Church leaders gave evidence that child sexual abuse was caused by church culture, lack of supervision of priests and church workers, “cheap” forgiveness, disbelief that clergy or colleagues would offend and lenient sentencing by courts. 

Victims who were disbelieved and vilified by church leaders for decades are at last beginning to be vindicated and to gain public respect for their courage.

In the past 15 years, new policies and procedures have been written and re-written and promises of better corporate behaviour have been made. But the wills of the 23 disparate dioceses of the national church are not yet united.

The Archbishop of Brisbane Phillip Aspinall gave evidence that, even now, the Anglican Church has no nationally consistent approach to respond to allegations of child sexual abuse.

“I think we might need an external push over the line,” he told the royal commission. “It seems that at a practical level, we are incapable of putting it in place ourselves.”

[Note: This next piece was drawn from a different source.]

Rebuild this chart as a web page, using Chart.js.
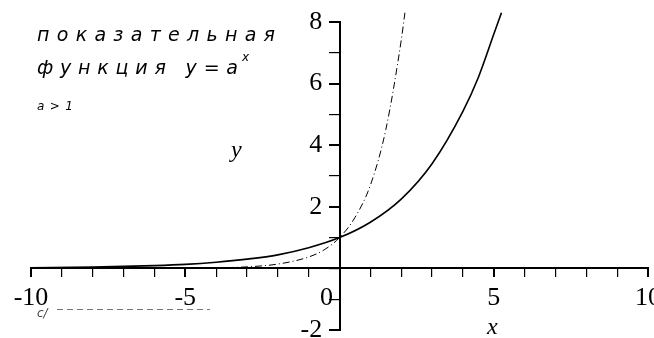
<!DOCTYPE html>
<html><head><meta charset="utf-8">
<script src="https://cdn.jsdelivr.net/npm/chart.js@4"></script>
<style>html,body{margin:0;padding:0;background:#fff}#wrap{width:654px;height:338px}</style>
</head><body><div id="wrap"><canvas id="c" width="654" height="338"></canvas></div>
<script>
// Solid curve (a = 1.5)
const xSolid = [-10, -8, -6, -5, -4, -3, -2, -1, 0, 1, 2, 3, 4, 4.5, 5, 5.25];
const ySolid = [0.02, 0.04, 0.09, 0.13, 0.2, 0.3, 0.44, 0.67, 1, 1.5, 2.25, 3.4, 5.1, 6.2, 7.6, 8.3];
// Dash-dot curve (a = e)
const xDash = [-10, -6, -4, -3, -2, -1, -0.5, 0, 0.5, 1, 1.5, 2, 2.12];
const yDash = [0.0, 0.003, 0.02, 0.05, 0.14, 0.37, 0.6, 1, 1.65, 2.7, 4.5, 7.4, 8.3];
const xTickLabels = [-10, -5, 0, 5, 10];
const yTickLabels = [-2, 2, 4, 6, 8];
const titleLines = ['показательная', 'функция y=a'];
const titleSup = 'x';
const subTitle = 'a>1';
const watermark = 'c/';
const xTitle = 'x';
const yTitle = 'y';

const toPts = (xs, ys) => xs.map((x, i) => ({x, y: ys[i]}));
const zeroPad = s => { s.paddingLeft = 0; s.paddingRight = 0; s.paddingTop = 0; s.paddingBottom = 0; };

function fitText(ctx, text, x, y, targetW) {
  ctx.letterSpacing = '0px';
  const w0 = ctx.measureText(text).width;
  const n = [...text].length;
  const sp = (targetW - w0) / (n - 1);
  ctx.letterSpacing = sp + 'px';
  ctx.fillText(text, x, y);
  ctx.letterSpacing = '0px';
}

const textPlugin = {
  id: 'texts',
  afterDraw(chart) {
    const ctx = chart.ctx;
    ctx.save();
    ctx.fillStyle = '#000';
    ctx.textBaseline = 'alphabetic';
    ctx.textAlign = 'left';
    ctx.font = 'italic 19px "DejaVu Sans"';
    fitText(ctx, titleLines[0], 37, 41, 238);
    fitText(ctx, titleLines[1], 37, 74, 201);
    ctx.font = 'italic 12px "DejaVu Sans"';
    ctx.fillText(titleSup, 242, 61);
    ctx.font = 'italic 12px "DejaVu Sans"';
    fitText(ctx, subTitle, 37, 110, 36);
    ctx.fillStyle = '#444';
    ctx.font = 'italic 12px "DejaVu Sans"';
    ctx.fillText(watermark, 37, 317);
    ctx.strokeStyle = '#777';
    ctx.lineWidth = 1;
    ctx.setLineDash([6, 4]);
    ctx.beginPath(); ctx.moveTo(57, 309.5); ctx.lineTo(210, 309.5); ctx.stroke();
    ctx.setLineDash([]);
    ctx.fillStyle = '#000';
    ctx.font = 'italic 24px "Liberation Serif"';
    ctx.fillText(yTitle, 231, 157);
    ctx.fillText(xTitle, 487, 334);
    ctx.restore();
  }
};

new Chart(document.getElementById('c'), {
  type: 'scatter',
  data: {
    datasets: [
      {data: toPts(xSolid, ySolid), showLine: true, borderColor: '#000', borderWidth: 1.6,
       pointRadius: 0, cubicInterpolationMode: 'monotone', clip: false},
      {data: toPts(xDash, yDash), showLine: true, borderColor: '#000', borderWidth: 1,
       borderDash: [7, 3, 1, 3], pointRadius: 0, cubicInterpolationMode: 'monotone', clip: false}
    ]
  },
  options: {
    responsive: false, animation: false, events: [],
    layout: {padding: {left: 31, right: 6, top: 22, bottom: 8}},
    plugins: {legend: {display: false}, tooltip: {enabled: false}},
    scales: {
      x: {
        type: 'linear', min: -10, max: 10, position: {y: 0},
        afterFit: s => { s.height = 0; zeroPad(s); },
        border: {display: true, color: '#000', width: 2},
        grid: {drawOnChartArea: false, color: '#000', tickLength: 8,
               lineWidth: c => (c.tick && xTickLabels.includes(c.tick.value)) ? 2 : 1.2},
        ticks: {stepSize: 1, autoSkip: false, maxRotation: 0, color: '#000', padding: 6,
                font: {family: 'Liberation Serif', size: 26},
                callback: v => xTickLabels.includes(v) ? (v === 0 ? '0\u2003' : String(v)) : ''}
      },
      y: {
        type: 'linear', min: -2, max: 8, position: {x: 0},
        afterFit: s => { s.width = 0; zeroPad(s); },
        border: {display: true, color: '#000', width: 2},
        grid: {drawOnChartArea: false, color: '#000', tickLength: 10,
               lineWidth: c => (c.tick && yTickLabels.includes(c.tick.value)) ? 2 : 1.2},
        ticks: {stepSize: 1, autoSkip: false, color: '#000', padding: 3,
                font: {family: 'Liberation Serif', size: 26},
                callback: v => yTickLabels.includes(v) ? String(v) + '\u2002\u2006' : ''}
      }
    }
  },
  plugins: [textPlugin]
});
</script>
</body></html>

The reason for the inertia, he said, was a lack of trust between dioceses.

“I think at root, what impedes our capacity to collaborate is a fundamental lack of trust between the dioceses, to the point where there is a lack of will or even desire to cooperate on a whole range of issues.”

Royal Commissioner Justice Jennifer Coates asked the other members of the panel of church leaders if they agreed with Archbishop Aspinall’s assessment and they all nodded their agreement.

The Anglican Church and its parishes and institutions will need to display a high degree of transparency and accountability for congregations to regain trust in the institution.

Even if they do, it is unlikely that the public can regain that trust — at least in the foreseeable future.

The Anglican Church’s failures were presented first in numbers and statistics that, according to the counsel assisting the commission were an underestimation of the true scale of the abuse.

Even so, the numbers are shocking: 569 offenders were harboured by the Anglican Church and its institutions.

The alleged offenders were clergy, church workers and volunteers: 247 clergy and 285 church workers or volunteers.

Many of the children they harmed were damaged and broken.

More than a thousand survivors who reported alleged crimes between 1980 and 2015 took an average of 29 years to be able to disclose what had been done to them.

Seventy-five percent of the victims were boys and 25% were girls — a reversal of abuse statistics in the general community.

The average age of child victims was 11 years for boys and girls.

The Brisbane diocese — where the national scandal of sexual abuse of children emerged after a court case in 2001 — has been shown to be an epicentre of abuse with 371 complaints of the national total of 1115 reported complaints to 22 of the 23 dioceses.

Despite their divisions, Anglican Primate Philip Freier, the most senior member of the church in Australia, assured the royal commission of his strong resolve to create nationally consistent child protection policies across all dioceses at a national gathering of the church’s general synod in September.

Author disclosure: Amanda Gearing has a relative who is a survivor of clergy abuse.